Possibile che l’aumento delle temperature dovuto all’effetto serra sia in grado di causare terremoti, eruzioni vulcaniche e tsunami?
Sembrerebbe proprio di sì, considerato che il riscaldamento globale provoca lo spostamento di grandi masse di ghiaccio che trasformate in acqua hanno un impatto potenzialmente devastante sulla crosta terrestre.
Insomma, il legame tra il riscaldamento del clima e gli eventi geologici non è un evento così inverosimile per un certo numero di scienziati. Non si tratta certo di una novità assoluta, ma l’idea è tornata a galla dopo il terremoto del 24 agosto che colpito il Centro Italia, uccidendo 297 persone.
Tra le fonti accreditate, una delle più ascoltate porta al vulcanologo inglese Bill McGuire, docente di geofisica presso l’University College di Londra, che nel suo più recente lavoro, “Waking The Giant: How A Changing Climate Triggers Earthquakes, Tsunamis And Volcanoes”, spiega chiaramente come il cambiamento climatico possa scatenare gli eventi catastrofali.
La terra, per McGuire, è un gigante addormentato che si rigira sotto i periodici stimoli che riceve. Di solito, pensiamo a questi episodi come alle conseguenze di sfregamenti tra placche tettoniche, ma il professore inglese ci invita a pensare che anche ciò che accade nell’aria comporterà delle conseguenze sul comportamento della terra.
McGuire ci riporta alla fine dell’ultima era glaciale, tra 20.000 e 5.000 anni fa, quando la terra subì una profonda trasformazione climatica, con la scomparsa di grandi ghiacciai e l’avvento del clima temperato.
Lo scioglimento delle imponenti calotte di ghiaccio che ricoprivano buona parte delle terre emerse ebbe come effetto da un lato l’innalzamento del livello degli oceani e dall’altro la brusca diminuzione della pressione esercitata dal peso di quelle masse di ghiaccio sulla crosta terrestre.
La scomparsa di strati di ghiaccio che McGuire descrive come 20 volte più alti della ruota panoramica London Eye, fece sì che la crosta terrestre subisse un contraccolpo, come se fosse una molla cui viene tolto il blocco.
L’aumento della pressione sui bacini oceanici piegò la crosta in corrispondenza dei loro margini causando l’apertura di faglie e l’eruzione dei vulcani vicini. Le prove geologiche testimoniano che si abbatterono violenti tsunami in luoghi della terra dove oggi eventi simili appaiono impensabili, come per esempio nell’estremo nord dell’attuale Regno Unito.

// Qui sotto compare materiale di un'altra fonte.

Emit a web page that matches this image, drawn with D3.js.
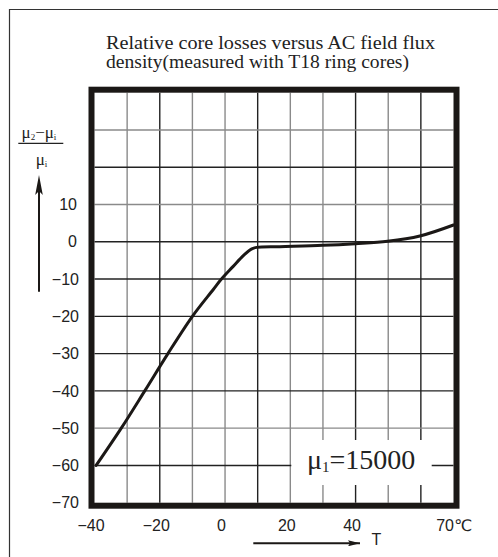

Certo, il momento che stiamo vivendo non è paragonabile alla fine della glaciazione, ma le prospettive per il futuro non sono certo rosee. Infatti, se le temperature del pianeta dovessero continuare a salire fino alla fine del secolo, le conseguenze catastrofiche di uno scioglimento dei ghiacci artici potrebbero non tardare. In questo senso, qualche segno premonitore arriva dall’Alaska, dove l’aumento della temperatura e la riduzione dei ghiacci sta già causando un movimento di faglie che fino ad ora erano state contenute proprio nel ghiaccio. E anche i capricci fatti dal vulcano Eyjafjallajokull hanno a che fare con il mutato equilibrio dei ghiacci in Islanda. Così come si sta assistendo a un aumento significativo di frane nelle aree più montuose come le Alpi, le Montagne Rocciose, il Caucaso, ecc., in risposta alle più intense ondate di calore e alla crescente intensità delle piogge.
Circa il terremoto del Centro Italia, McGuire non vede alcun nesso tra i cambiamenti climatici e il sisma. “Si tratta di un evento abbastanza normale per la regione”, ha affermato in una dichiarazione rilasciata a Insurance Journal.
Secondo McGuire, la più grande minaccia potrebbe venire dalla Groenlandia, dove “basterebbe un anno difficile, con temperature leggermente superiori alla media, per vedere lo strato di ghiaccio sciogliersi a un ritmo più veloce del solito e la crosta sottostante scivolare e sprigionare la tensione accumulata per centinaia di migliaia di anni, sotto forma di terremoti che, potenzialmente, potrebbero innescare frane sottomarine che potrebbero provocare tsunami in tutto il Nord Atlantico”.